Am Anfang ist Dunkelheit, nur durchspurt von einem unsteten Ultraviolettlicht. Eine eingespielte Männer- und eine Frauenstimme berichten von etwas ganz anderem als dem, was die Zuschauer in diesem Moment sehen: von Bäumen, Strand, Geschehnissen auf einem Balkon. Im Bühnenraum schälen sich dagegen langsam Gestalten aus dem Dunkel: ein lebender Frauenkörper in Dessous und transparenten Plastikreifen um Brust und Stirn, umgeben von vier offensichtlich leblosen Figuren – nackten Strumpfpuppen, die während der gesamten Aufführung im Dämmerbereich bleiben und, bis auf den blondhaarigen, leichenhaft verzerrten Frauenkörper, erst nach dem Schlussapplaus näher betrachtet werden können.
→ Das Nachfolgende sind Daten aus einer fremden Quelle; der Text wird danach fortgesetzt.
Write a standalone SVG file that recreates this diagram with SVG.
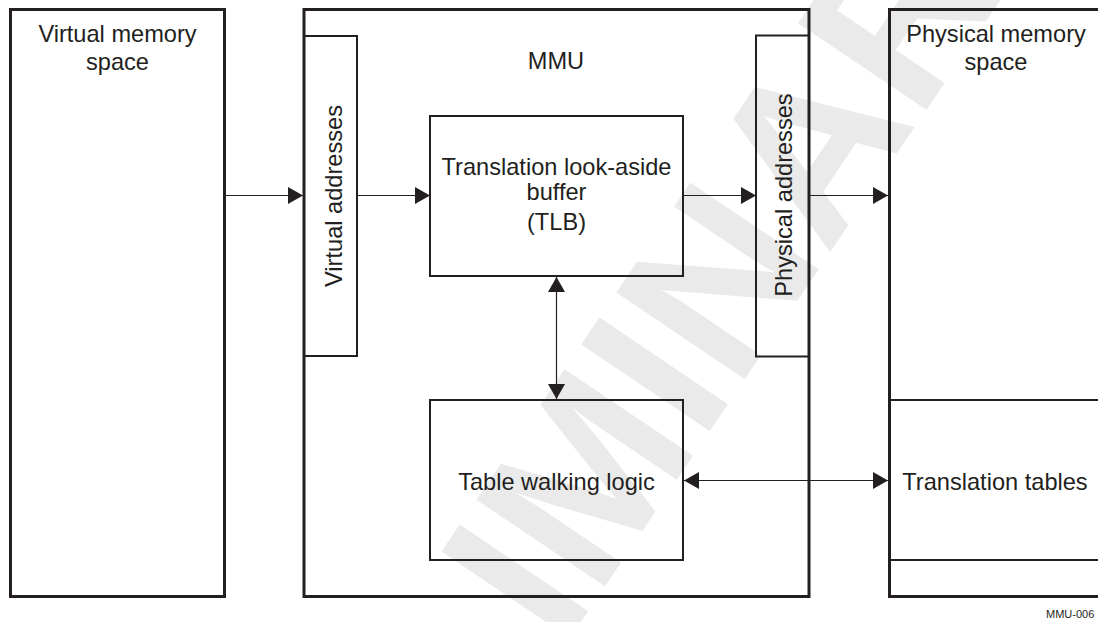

Die schlangenköpfige Puppe links hinten an der Wand könnte einen Luzifer darstellen, in der hinteren rechten Ecke berührt eine Puppe den Venushügel der anderen.
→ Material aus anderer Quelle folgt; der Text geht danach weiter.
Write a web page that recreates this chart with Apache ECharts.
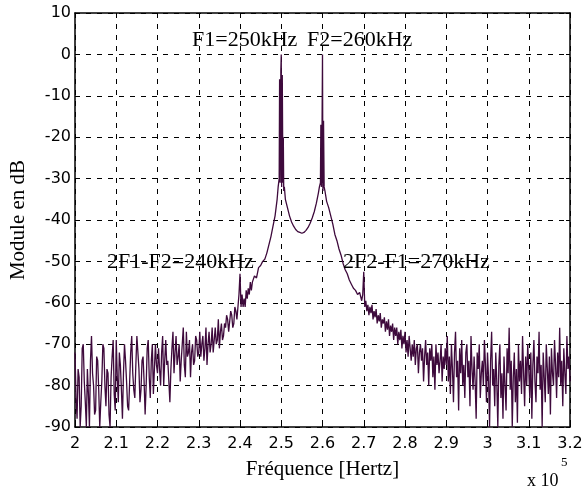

Auch ohne das anfangs genau identifizieren zu können, liegt eine sexuelle Schwüle in der Luft. „Faucet“ heißt übersetzt Wasserhahn, was nach einer Metapher für Sexualorgane klingt. So verwundert es nicht, dass in der gefühlten hohen Luftfeuchtigkeit auch eine kleine verschattete Dschungelinsel mit tropisch wirkenden Pflanzen gedeiht. Rätselhaft sind die historisierenden Tänze, die sich um die von Johnson gespielte Frauenfigur ranken. Zunächst eine Dreierformation (Yuri Shimaoka, Roman Ole, John Snyder) in jugendstilartigen Kostümen (Leila Hekmat), die an die tänzerische Moderne erinnern –mit ihren schattenfigurenhaften En-Profil-Bewegungen besonders an Nijinskys „L’Après-midi d’un Faune“. Wird diese Vergangenheit bewusst heraufbeschworen, um darauf aufbauend die Exotismen und Rassismen jener Zeit, die mit einer psychoanalytisch inspirierten Sexualsymbolik einhergingen, aufzunehmen?
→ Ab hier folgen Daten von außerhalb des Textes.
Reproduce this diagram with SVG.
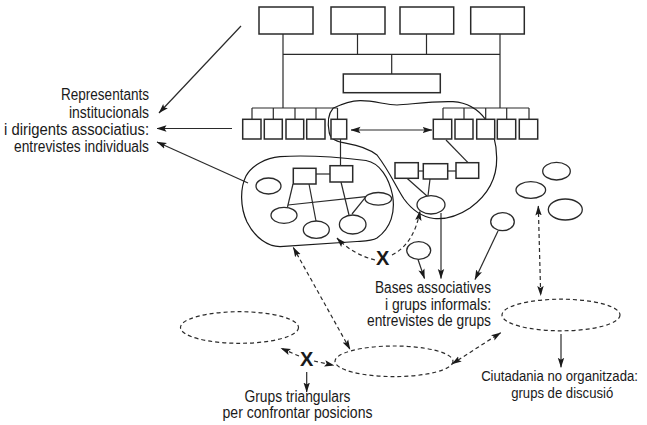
<svg xmlns="http://www.w3.org/2000/svg" width="647" height="425" viewBox="0 0 647 425">
<defs>
<marker id="ah" markerWidth="10" markerHeight="8" refX="9.5" refY="4" orient="auto-start-reverse" markerUnits="userSpaceOnUse">
<path d="M0,0.8 L10,4 L0,7.2 L2,4 z" fill="#1a1a1a"/>
</marker>
</defs>
<style>
.bx{fill:#fff;stroke:#2a2a2a;stroke-width:1.5}
.ln{fill:none;stroke:#2a2a2a;stroke-width:1.2}
.el{fill:#fff;stroke:#2a2a2a;stroke-width:1.3}
.blob{fill:none;stroke:#1a1a1a;stroke-width:1.2}
.dl{fill:none;stroke:#2a2a2a;stroke-width:1.2;stroke-dasharray:4 3}
.de{fill:none;stroke:#2a2a2a;stroke-width:1.2;stroke-dasharray:4 3}
.ar{marker-end:url(#ah)}
.da{marker-start:url(#ah);marker-end:url(#ah)}
.t{font-family:"Liberation Sans",Arial,sans-serif;font-size:16px;fill:#1a1a1a}
.t15{font-family:"Liberation Sans",Arial,sans-serif;font-size:15px;fill:#1a1a1a;text-anchor:middle}
.x{font-family:"Liberation Sans",Arial,sans-serif;font-size:20px;font-weight:bold;fill:#1a1a1a;text-anchor:middle}
</style>
<rect width="647" height="425" fill="#fff"/>

<g id="connectors">
<path class="ln" d="M283,34 V108 M357.5,34 V54.3 M426.5,34 V54.3 M500,34 V108 M283,54.3 H500 M391.7,54.3 V74"/>
<path class="ln" d="M252,108 H337.5 M252,108 V119.3 M273.3,108 V119.3 M295,108 V119.3 M316,108 V119.3 M337.5,108 V119.3"/>
<path class="ln" d="M443,108 H529 M443,108 V119.3 M464,108 V119.3 M485.7,108 V119.3 M506.7,108 V119.3 M529,108 V119.3"/>
<line class="ln da" x1="351" y1="130" x2="432" y2="130"/>
<line class="ln" x1="340.5" y1="139" x2="340.5" y2="165.7"/>
<line class="ln" x1="446" y1="140" x2="468" y2="162.7"/>
<line class="ln ar" x1="241" y1="26" x2="159" y2="113"/>
<line class="ln ar" x1="232" y1="128.5" x2="157" y2="128.5"/>
<line class="ln ar" x1="248" y1="183" x2="157" y2="142"/>
<line class="ln" x1="316" y1="174" x2="330" y2="174"/>
<line class="ln" x1="293" y1="184" x2="287.5" y2="207"/>
<line class="ln" x1="309" y1="184" x2="316" y2="221"/>
<line class="ln" x1="288" y1="205" x2="366" y2="196.7"/>
<line class="ln" x1="341" y1="182" x2="349" y2="215"/>
<line class="ln" x1="366" y1="196.7" x2="352" y2="214"/>
<line class="ln" x1="418.3" y1="171" x2="423.3" y2="171"/>
<line class="ln" x1="447.7" y1="171" x2="456" y2="171"/>
<line class="ln" x1="407" y1="178.3" x2="427" y2="196"/>
<line class="ln" x1="430" y1="179" x2="428" y2="196"/>
<line class="ln ar" x1="441" y1="213" x2="441" y2="278.5"/>
<line class="ln ar" x1="418" y1="259.5" x2="424.5" y2="278.5"/>
<line class="ln ar" x1="498" y1="231" x2="475" y2="279.5"/>
<line class="dl da" x1="538.3" y1="206" x2="540.7" y2="295.5"/>
<line class="dl da" x1="293.3" y1="247.5" x2="350" y2="349.3"/>
<path class="dl ar" d="M375,260 Q352,254 337,238"/>
<path class="dl ar" d="M392,255 Q414,244 420,211"/>
<line class="dl ar" x1="299" y1="356" x2="281" y2="348.3"/>
<line class="dl ar" x1="314" y1="361" x2="334" y2="365.5"/>
<line class="dl da" x1="452" y1="364" x2="500.7" y2="332.7"/>
<line class="ln ar" x1="306.7" y1="372" x2="306.7" y2="392"/>
<line class="ln ar" x1="561" y1="334" x2="561" y2="367.3"/>
</g>

<g id="blob-left">
<path class="blob" d="M280,156.7 C310,154.5 345,158 366,160.5 C380,163 389,178 392.5,195 C395.5,212 391,228 377,238 C372,241 365,241 357,241.5 L280,246.7 C268,246.5 255,238 247,222 C240,207 240,188 246,176 C252,165 266,158 280,156.7 Z"/>
</g>
<g id="blob-right">
<path class="blob" d="M333,108.3 C342,104 350,101 360,100.7 C375,100.5 385,105 397,105 C410,104.5 430,101 453,101.7 C466,102.5 478,109 486,120 C493,130 496.5,143 496.7,158 C497,178 488,195 470,208 C458,216 445,219.5 434,218.5 C422,217 412,210 404,199 C396,187 390,172 377,155 C368,148 357,145 346.7,143.3 C338,142 331,140 329.3,133 C327.5,124 328,114 333,108.3 Z"/>
</g>

<g id="top-boxes">
<rect class="bx" x="259" y="7" width="54" height="27"/>
<rect class="bx" x="331" y="7" width="54" height="27"/>
<rect class="bx" x="400" y="7" width="53.7" height="27"/>
<rect class="bx" x="470.7" y="7" width="53.6" height="27"/>
</g>
<g id="middle-box"><rect class="bx" x="343.3" y="74" width="97" height="18.7"/></g>
<g id="left-row">
<rect class="bx" x="242.7" y="119.3" width="18.3" height="19.7"/>
<rect class="bx" x="264.3" y="119.3" width="18" height="19.7"/>
<rect class="bx" x="286" y="119.3" width="17.7" height="19.7"/>
<rect class="bx" x="306.7" y="119.3" width="18.3" height="19.7"/>
<rect class="bx" x="331" y="119.3" width="15.7" height="19.7"/>
</g>
<g id="right-row">
<rect class="bx" x="433.3" y="119.3" width="18.4" height="19.7"/>
<rect class="bx" x="455" y="119.3" width="18" height="19.7"/>
<rect class="bx" x="476.7" y="119.3" width="18" height="19.7"/>
<rect class="bx" x="497.3" y="119.3" width="18.4" height="19.7"/>
<rect class="bx" x="519.3" y="119.3" width="18.4" height="19.7"/>
</g>
<g id="left-cluster">
<rect class="bx" x="293.3" y="168.3" width="22.7" height="15.7"/>
<rect class="bx" x="330" y="165.7" width="22.7" height="16.3"/>
<ellipse class="el" cx="268.5" cy="186" rx="12.5" ry="8"/>
<ellipse class="el" cx="284" cy="215.3" rx="13" ry="8"/>
<ellipse class="el" cx="316.3" cy="229.7" rx="13" ry="8.7"/>
<ellipse class="el" cx="352.7" cy="224.5" rx="13.3" ry="9.5"/>
<ellipse class="el" cx="378.3" cy="198.8" rx="13.3" ry="6.3"/>
</g>
<g id="right-cluster">
<rect class="bx" x="395" y="162.7" width="23.3" height="15.6"/>
<rect class="bx" x="423.3" y="163.7" width="24.4" height="15.3"/>
<rect class="bx" x="456" y="162.7" width="22.7" height="15.6"/>
<ellipse class="el" cx="431" cy="204.8" rx="14" ry="9.2"/>
</g>
<g id="loose-ellipses">
<ellipse class="el" cx="418.7" cy="250.5" rx="12" ry="8.8"/>
<ellipse class="el" cx="502.5" cy="221.7" rx="11.8" ry="9"/>
<ellipse class="el" cx="556.5" cy="171.2" rx="13.8" ry="8.8"/>
<ellipse class="el" cx="530.8" cy="190" rx="14.8" ry="8.3"/>
<ellipse class="el" cx="565.3" cy="209.5" rx="17" ry="10.5"/>
</g>
<g id="dashed-groups">
<ellipse class="de" cx="239.5" cy="327.5" rx="59" ry="15.8"/>
<ellipse class="de" cx="394" cy="361.3" rx="59" ry="15.3"/>
<ellipse class="de" cx="561" cy="315" rx="59" ry="15.8"/>
</g>

<g id="labels">
<text class="t" x="149" y="100" text-anchor="end" textLength="88" lengthAdjust="spacingAndGlyphs">Representants</text>
<text class="t" x="149" y="118" text-anchor="end" textLength="80" lengthAdjust="spacingAndGlyphs">institucionals</text>
<text class="t" x="149" y="135" text-anchor="end" textLength="145" lengthAdjust="spacingAndGlyphs">i dirigents associatius:</text>
<text class="t" x="149" y="152" text-anchor="end" textLength="135" lengthAdjust="spacingAndGlyphs">entrevistes individuals</text>

<text class="t" x="491" y="293.3" text-anchor="end" textLength="116" lengthAdjust="spacingAndGlyphs">Bases associatives</text>
<text class="t" x="491" y="310" text-anchor="end" textLength="106" lengthAdjust="spacingAndGlyphs">i grups informals:</text>
<text class="t" x="491" y="326.3" text-anchor="end" textLength="124" lengthAdjust="spacingAndGlyphs">entrevistes de grups</text>

<text class="t15" transform="translate(559.5,381.3) scale(0.875,1)" x="0" y="0">Ciutadania no organitzada:</text>
<text class="t15" transform="translate(562.2,397.5) scale(0.875,1)" x="0" y="0">grups de discusió</text>

<text class="t" x="297.5" y="401.7" text-anchor="middle" textLength="106" lengthAdjust="spacingAndGlyphs">Grups triangulars</text>
<text class="t" x="297.5" y="417.5" text-anchor="middle" textLength="150" lengthAdjust="spacingAndGlyphs">per confrontar posicions</text>

<text class="x" x="382.7" y="264.5">X</text>
<text class="x" x="306.7" y="365.5">X</text>
</g>
</svg>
Das wäre eine Erklärung dafür, warum die später auftretende, laszive Teufelsfigur in rotem Lack-Faltenrock, Matrosen-T-Shirt, weit schwingendem Fransenumhang und Sklavenhalsreif – entsprechend den Stereotypen vom gefährlich-geheimnisvollen Fremden – von einem schwarzen Tänzer getanzt wird. Da die Kostüme jedoch nicht wie pure historische Zitate wirken und keine distanzierenden Mittel wie Ironie oder Zynismus zum Einsatz kommen, bleibt es letztendlich unklar, warum Johnson auf diese Bilder setzt.
Eher assoziativ als analytisch entsteht ein symbolistisches Sexual-Einweihungsritual mit Referenzen aus der Tanz- und Kunstgeschichte wie Priester- und Nymphenfiguren, einer Bathseba beim Bade und eben jenem ambivalent besetzten Verführer. Eine Entwicklung gibt es in diesem Symboltheater nicht. Die Stimmen vom Anfang, die für ein Tagesbewusstsein zu stehen schienen, kehren nicht zurück, die Realität ist in einen Imaginationsraum aufgegangen. Wenn am Ende Sweet Emma Barretts New-Orleans-Jazz-Nummer „No, I ain’t gonna give nobody none of my jellyroll“ gespielt wird, bleibt sogar in der Schwebe, ob die Initiation überhaupt stattgefunden hat. Schließlich will die Sängerin im Song ihre Biskuitrolle (offenbar im afro-amerikanischen Slang für Vagina verwendet) nicht hergeben. Was es mit dieser emanzipatorischen Verweigerungshaltung auf sich hat, das wird anhand des üppigen Kostümreigens jedoch weniger klar als die Verweise, die sich zwischen Sexualbildsprache und künstlerischer Moderne auftun.